If you want to travel
in a straight line, from Calais to Dover, across this 4kt current, when you can only make 3kts (firstly, you should be shot for gross stupidity) and you’ll find that a simple piece of geometry will show you that you need to set your prow almost exactly due North. And it’s going to take 11½ hours.
And that’s the
narrowest point.
Now, from Dieppe to Eastbourne, it’s about 70 miles but the current here isn’t so strong so you don’t get pushed off course so badly and can cover 70 miles in about 20 hours and end up at… oops, you
have drifted off course, because there IS a current and now are getting washed-up near Portsmouth, not after 20 hours, but after 34 hours.

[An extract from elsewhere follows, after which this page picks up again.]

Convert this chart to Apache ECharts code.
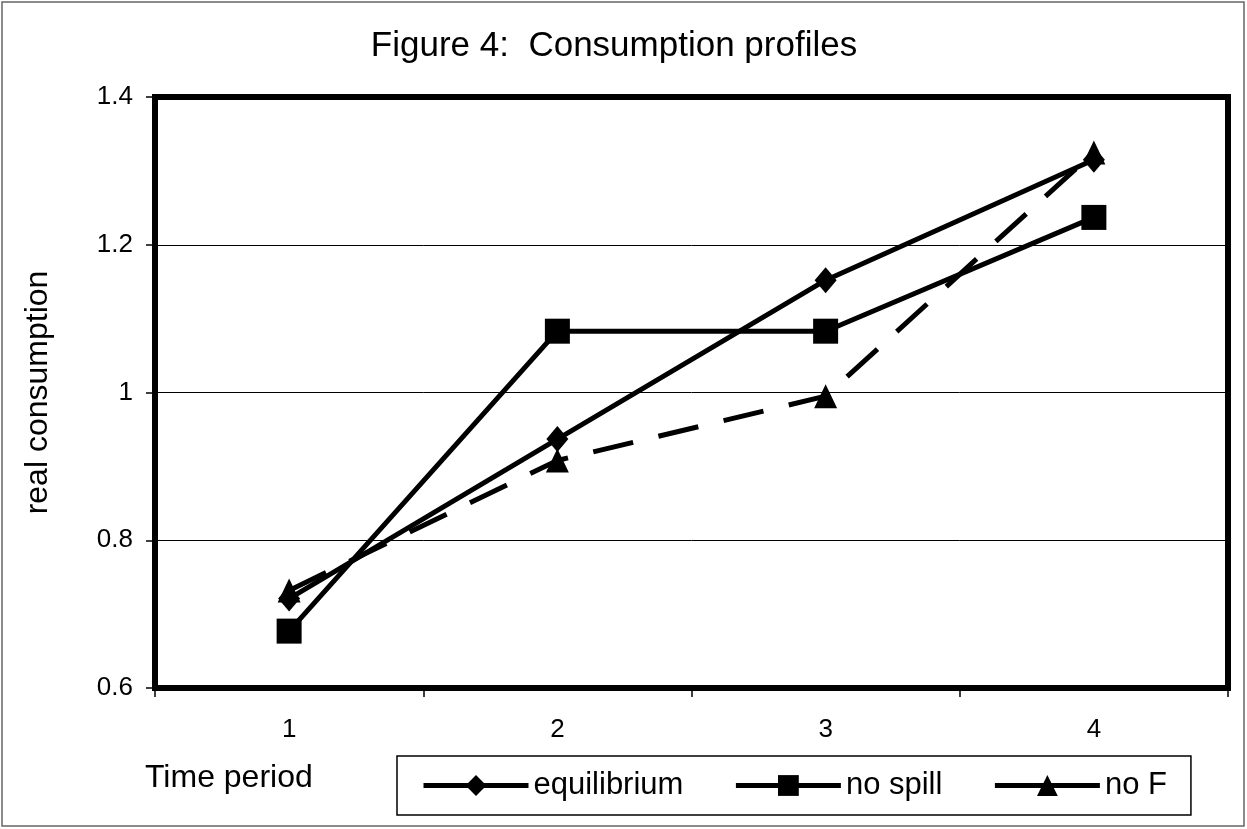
<!DOCTYPE html>
<html>
<head>
<meta charset="utf-8">
<script src="https://cdn.jsdelivr.net/npm/echarts@6/dist/echarts.min.js"></script>
<style>
  html, body { margin: 0; padding: 0; background: #fff; }
  #chart { width: 1247px; height: 829px; }
</style>
</head>
<body>
<div id="chart"></div>
<script>
// data
const periods = ['1', '2', '3', '4'];
const equilibrium = [0.721, 0.937, 1.152, 1.315];
const noSpill = [0.677, 1.083, 1.083, 1.237];
const noF = [0.732, 0.908, 0.995, 1.325];

const font = "'Liberation Sans', Arial, sans-serif";

const chart = echarts.init(document.getElementById('chart'));

const option = {
  backgroundColor: '#fff',
  animation: false,
  title: {
    text: 'Figure 4:  Consumption profiles',
    left: 609,
    top: 24,
    textAlign: 'center',
    textStyle: { fontFamily: font, fontSize: 35, fontWeight: 'normal', color: '#000' }
  },
  graphic: [
    {
      type: 'rect',
      shape: { x: 2, y: 2, width: 1242, height: 824 },
      style: { fill: null, stroke: '#666', lineWidth: 1.5 },
      silent: true
    },
    {
      type: 'text',
      left: 145,
      top: 762,
      style: { text: 'Time period', fontFamily: font, fontSize: 32, fill: '#000' }
    }
  ],
  legend: {
    left: 397,
    top: 756,
    padding: [14, 24, 14, 24],
    itemWidth: 105,
    itemHeight: 26,
    itemGap: 50,
    borderColor: '#000',
    borderWidth: 1.5,
    lineStyle: { width: 5 },
    textStyle: { fontFamily: font, fontSize: 31, color: '#000' },
    data: [
      { name: 'equilibrium' },
      { name: 'no spill' },
      { name: 'no F', lineStyle: { type: 'solid', width: 5 } }
    ]
  },
  grid: {
    left: 155,
    right: 19,
    top: 97,
    bottom: 141,
    show: true,
    borderWidth: 6,
    borderColor: '#000'
  },
  xAxis: {
    type: 'category',
    data: periods,
    boundaryGap: true,
    axisLine: { show: false },
    axisTick: { show: true, length: 9, alignWithLabel: false, lineStyle: { color: '#000', width: 1.5 } },
    axisLabel: { fontFamily: font, fontSize: 26, color: '#000', margin: 29 }
  },
  yAxis: {
    type: 'value',
    min: 0.6,
    max: 1.4,
    interval: 0.2,
    name: 'real consumption',
    nameLocation: 'middle',
    nameGap: 101,
    nameTextStyle: { fontFamily: font, fontSize: 32, color: '#000' },
    axisLine: { show: false },
    axisTick: { show: true, length: 9, lineStyle: { color: '#000', width: 1.5 } },
    axisLabel: { fontFamily: font, fontSize: 26, color: '#000', margin: 22 },
    splitLine: { show: true, lineStyle: { color: '#000', width: 1 } }
  },
  series: [
    {
      name: 'equilibrium',
      type: 'line',
      data: equilibrium,
      symbol: 'diamond',
      symbolSize: [22, 26],
      lineStyle: { color: '#000', width: 5 },
      itemStyle: { color: '#000' }
    },
    {
      name: 'no spill',
      type: 'line',
      data: noSpill,
      symbol: 'rect',
      symbolSize: 25,
      lineStyle: { color: '#000', width: 5 },
      itemStyle: { color: '#000' }
    },
    {
      name: 'no F',
      type: 'line',
      data: noF,
      symbol: 'triangle',
      symbolSize: [23, 24],
      lineStyle: { color: '#000', width: 5, type: [41, 26] },
      itemStyle: { color: '#000' }
    }
  ]
};

chart.setOption(option);
</script>
</body>
</html>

A good sailor could, theoretically, leave Dieppe aiming for (coincidentally) Dover and, maintaining this bearing, in a 3 kt ship, would make land somewhere near Eastbourne. And it would only take 24 hours.
But Germany had a cronic shortage of people with any kind of seafaring experience so... they are really going to struggle.

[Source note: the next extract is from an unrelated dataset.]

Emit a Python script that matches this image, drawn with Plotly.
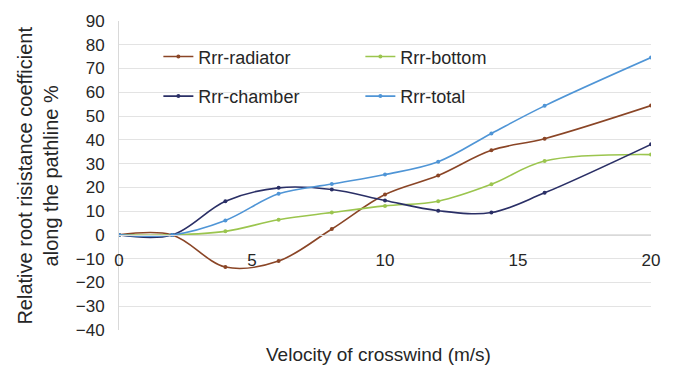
import plotly.graph_objects as go

# Crosswind velocity (m/s) at which the coefficients were evaluated
velocity = [0, 2, 4, 6, 8, 10, 12, 14, 16, 20]

# Relative root resistance coefficient along the pathline (%)
rrr_radiator = [0, 0, -13.5, -11.0, 2.5, 17.0, 25.0, 35.6, 40.5, 54.4]
rrr_bottom = [0, 0, 1.5, 6.4, 9.4, 12.2, 14.2, 21.3, 31.1, 33.8]
rrr_chamber = [0, 0, 14.2, 19.8, 19.1, 14.5, 10.2, 9.4, 17.7, 38.1]
rrr_total = [0, 0, 6.1, 17.3, 21.4, 25.4, 30.8, 42.7, 54.3, 74.6]

y_ticks = list(range(-40, 100, 10))
x_ticks = [0, 5, 10, 15, 20]
y_range = [-40, 90]
x_range = [0, 20]

series = [
    ("Rrr-radiator", rrr_radiator, "#8a4526", "legend"),
    ("Rrr-bottom", rrr_bottom, "#9bc54e", "legend"),
    ("Rrr-chamber", rrr_chamber, "#2a2f66", "legend2"),
    ("Rrr-total", rrr_total, "#4f95d6", "legend2"),
]

FONT = "Liberation Sans, Arial, sans-serif"
TEXT = "#262626"

fig = go.Figure()
for name, vals, color, lg in series:
    fig.add_trace(go.Scatter(
        x=velocity, y=vals, name=name, mode="lines+markers",
        line=dict(color=color, width=1.6, shape="spline", smoothing=1.0),
        marker=dict(color=color, size=4),
        legend=lg,
    ))

# x axis crosses the value axis at zero
zero_pos = (0 - y_range[0]) / (y_range[1] - y_range[0])

legend_common = dict(
    orientation="h", xanchor="left", yanchor="middle",
    font=dict(family=FONT, size=18, color=TEXT),
    bgcolor="rgba(0,0,0,0)", entrywidth=157, entrywidthmode="pixels",
)

fig.update_layout(
    width=676, height=369,
    margin=dict(l=119, r=25, t=16, b=39),
    paper_bgcolor="white", plot_bgcolor="white",
    font=dict(family=FONT, size=16, color=TEXT),
    legend=dict(x=0.074, y=0.884, **legend_common),
    legend2=dict(x=0.074, y=0.756, **legend_common),
    xaxis=dict(
        range=x_range, tickvals=x_ticks, showgrid=False,
        anchor="free", position=zero_pos,
        showline=True, linecolor="#d9d9d9", linewidth=1,
        ticks="", ticklabelstandoff=10,
        tickfont=dict(family=FONT, size=17, color=TEXT),
        zeroline=False,
    ),
    yaxis=dict(
        range=y_range, tickvals=y_ticks, showgrid=True,
        gridcolor="#e3e3e3", gridwidth=1,
        showline=True, linecolor="#d9d9d9", linewidth=1,
        zeroline=False, ticks="", ticklabelstandoff=10,
        tickfont=dict(family=FONT, size=17, color=TEXT),
    ),
    annotations=[
        dict(text="Velocity of crosswind (m/s)", xref="paper", yref="paper",
             x=0.487, y=-0.08, xanchor="center", yanchor="middle",
             showarrow=False, font=dict(family=FONT, size=19, color=TEXT)),
        dict(text="Relative root risistance coefficient<br>along the pathline %",
             xref="paper", yref="paper", x=-0.154, y=0.5,
             xanchor="center", yanchor="middle", textangle=-90,
             showarrow=False, font=dict(family=FONT, size=20, color=TEXT)),
    ],
)

fig.write_html("out.html")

Now those examples are for individual cases.
Put a few hundred tugs, with two barges each, that can travel at three kts in a cross-current of 4kts and you have a recipie for complete & utter confusion.
Add a sea state above "Mill Pond" that can easilly swamp the barges.
Now add a few dozen destroyers charging about amongst your couple of thousand barges who's wakes are a REAL problem (even before they open-up with their guns & depth charges) then add your own aircraaft dropping bombs all over the place trying to hinder the destroyers and you might, just, start to have an appreciation of how very very badly it would have gone wrong.